What needs to be done => Restate, exactly and without pictures, the lines from the start of the listing below through the line holding "const yTicks = [1];".

>>>

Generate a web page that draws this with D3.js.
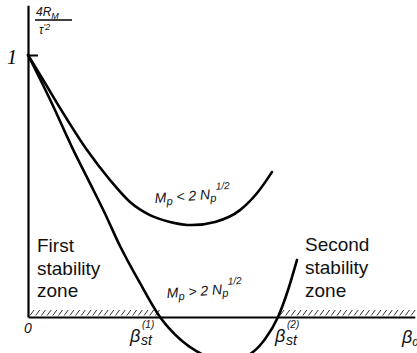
<!DOCTYPE html>
<html>
<head>
<meta charset="utf-8">
<script src="https://cdn.jsdelivr.net/npm/d3@7"></script>
<style>
  html, body { margin: 0; padding: 0; background: #fff; }
  svg { display: block; }
  .zone { font-family: "Liberation Sans", Arial, sans-serif; font-size: 19px; fill: #111; }
  .math { font-family: "Liberation Sans", Arial, sans-serif; font-style: italic; fill: #111; }
</style>
</head>
<body>
<svg id="chart" width="417" height="353"></svg>
<script>
// Normalised stability criterion 4R_M / tau'^2 against beta
const betaUpper = [0, 0.129, 0.242, 0.447, 0.621, 0.773, 0.924, 1.076, 1.242, 1.417, 1.606, 1.742, 1.848];
const kUpper    = [1.0, 0.893, 0.798, 0.637, 0.523, 0.439, 0.389, 0.363, 0.351, 0.363, 0.408, 0.477, 0.553];

const betaLower = [0, 0.167, 0.341, 0.455, 0.583, 0.697, 0.848, 1.0, 1.152, 1.318, 1.5, 1.682, 1.795, 1.894, 1.970, 2.038];
const kLower    = [1.0, 0.830, 0.640, 0.525, 0.395, 0.271, 0.130, 0, -0.085, -0.142, -0.172, -0.142, -0.085, 0, 0.103, 0.218];

// Marginal stability points on the beta axis
const betaStable = [1.0, 1.894];
const yTicks = [1];

const svg = d3.select("#chart");
const x = d3.scaleLinear().domain([0, 2.93]).range([28, 28 + 2.93 * 132]);
const y = d3.scaleLinear().domain([0, 1]).range([317, 55]);
const yTop = 1.19;

// Hatching on the stable side of the beta axis
const hatch = svg.append("g").attr("stroke", "#333").attr("stroke-width", 1);
const hatchRanges = [[0, betaStable[0]], [betaStable[1], 2.93]];
hatchRanges.forEach(([a, b]) => {
  d3.range(x(a) + 2, x(b) - 2, 5.7).forEach(px => {
    hatch.append("line")
      .attr("x1", px).attr("y1", y(0) - 1.5)
      .attr("x2", px + 4).attr("y2", y(0) - 7);
  });
});

// Axes
const xAxis = d3.axisBottom(x).tickValues([]).tickSizeOuter(0);
svg.append("g").attr("transform", `translate(0,${y(0)})`).call(xAxis)
  .call(g => g.select(".domain").attr("stroke", "#000").attr("stroke-width", 2));

const yAxis = d3.axisLeft(d3.scaleLinear().domain([0, yTop]).range([y(0), y(yTop)]))
  .tickValues(yTicks).tickSize(-10).tickPadding(11).tickSizeOuter(0).tickFormat(d3.format("d"));
svg.append("g").attr("transform", `translate(${x(0)},0)`).call(yAxis)
  .call(g => g.select(".domain").attr("stroke", "#000").attr("stroke-width", 2.2))
  .call(g => g.selectAll(".tick line").attr("stroke", "#000").attr("stroke-width", 2))
  .call(g => g.selectAll(".tick text")
    .attr("font-family", "Liberation Serif, serif").attr("font-style", "italic")
    .attr("font-size", 20).attr("fill", "#000").attr("dy", "0.4em"));

// Curves
const line = d3.line().x(d => x(d[0])).y(d => y(d[1])).curve(d3.curveMonotoneX);
const upper = d3.zip(betaUpper, kUpper);
const lower = d3.zip(betaLower, kLower);
svg.append("path").datum(upper).attr("d", line)
  .attr("fill", "none").attr("stroke", "#000").attr("stroke-width", 2.6).attr("stroke-linecap", "round");
svg.append("path").datum(lower).attr("d", line)
  .attr("fill", "none").attr("stroke", "#000").attr("stroke-width", 2.6).attr("stroke-linecap", "round");

// Y-axis title as a fraction
const ttl = svg.append("g").attr("class", "math");
ttl.append("text").attr("x", 36).attr("y", 16).attr("font-size", 12)
  .text("4R").append("tspan").attr("font-size", 9).attr("dy", 3).text("M");
ttl.append("line").attr("x1", 35).attr("x2", 72).attr("y1", 20).attr("y2", 20)
  .attr("stroke", "#000").attr("stroke-width", 1.3);
ttl.append("text").attr("x", 39).attr("y", 34).attr("font-size", 12)
  .text("τ").append("tspan").attr("font-size", 9).attr("dy", -4).text("'2");

// Beta axis labels
const axLab = svg.append("g").attr("class", "math");
axLab.append("text").attr("x", x(0) - 4).attr("y", 333).attr("font-size", 14).text("0");
const superLabels = ["(1)", "(2)"];
betaStable.forEach((b, i) => {
  const px = x(b) - 30 + (i === 1 ? 27 : 0);
  axLab.append("text").attr("x", px).attr("y", 342).attr("font-size", 18).text("β");
  axLab.append("text").attr("x", px + 12).attr("y", 328).attr("font-size", 10).text(superLabels[i]);
  axLab.append("text").attr("x", px + 11).attr("y", 345).attr("font-size", 14).text("st");
});
axLab.append("text").attr("x", 402).attr("y", 343).attr("font-size", 18)
  .text("β").append("tspan").attr("font-size", 12).attr("dy", 3).text("α");

// Curve annotations
function condLabel(px, py, op) {
  const t = svg.append("text").attr("class", "math").attr("font-size", 14)
    .attr("transform", `translate(${px},${py}) rotate(-4)`);
  t.append("tspan").text("M");
  t.append("tspan").attr("font-size", 11).attr("dy", 3).text("p");
  t.append("tspan").attr("dy", -3).text(` ${op} 2 N`);
  t.append("tspan").attr("font-size", 11).attr("dy", 3).text("p");
  t.append("tspan").attr("font-size", 10).attr("dy", -12).text("1/2");
}
condLabel(155, 203, "<");
condLabel(167, 298, ">");

// Stability zone captions
const zone1 = svg.append("text").attr("class", "zone").attr("x", 37).attr("y", 252);
["First", "stability", "zone"].forEach((w, i) =>
  zone1.append("tspan").attr("x", 37).attr("dy", i === 0 ? 0 : 22.5).text(w));
const zone2 = svg.append("text").attr("class", "zone").attr("x", 305).attr("y", 251);
["Second", "stability", "zone"].forEach((w, i) =>
  zone2.append("tspan").attr("x", 305).attr("dy", i === 0 ? 0 : 23).text(w));
</script>
</body>
</html>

<<<

Full response =>
Generate a web page that draws this with D3.js.
<!DOCTYPE html>
<html>
<head>
<meta charset="utf-8">
<script src="https://cdn.jsdelivr.net/npm/d3@7"></script>
<style>
  html, body { margin: 0; padding: 0; background: #fff; }
  svg { display: block; }
  .zone { font-family: "Liberation Sans", Arial, sans-serif; font-size: 19px; fill: #111; }
  .math { font-family: "Liberation Sans", Arial, sans-serif; font-style: italic; fill: #111; }
</style>
</head>
<body>
<svg id="chart" width="417" height="353"></svg>
<script>
// Normalised stability criterion 4R_M / tau'^2 against beta
const betaUpper = [0, 0.129, 0.242, 0.447, 0.621, 0.773, 0.924, 1.076, 1.242, 1.417, 1.606, 1.742, 1.848];
const kUpper    = [1.0, 0.893, 0.798, 0.637, 0.523, 0.439, 0.389, 0.363, 0.351, 0.363, 0.408, 0.477, 0.553];

const betaLower = [0, 0.167, 0.341, 0.455, 0.583, 0.697, 0.848, 1.0, 1.152, 1.318, 1.5, 1.682, 1.795, 1.894, 1.970, 2.038];
const kLower    = [1.0, 0.830, 0.640, 0.525, 0.395, 0.271, 0.130, 0, -0.085, -0.142, -0.172, -0.142, -0.085, 0, 0.103, 0.218];

// Marginal stability points on the beta axis
const betaStable = [1.0, 1.894];
const yTicks = [1];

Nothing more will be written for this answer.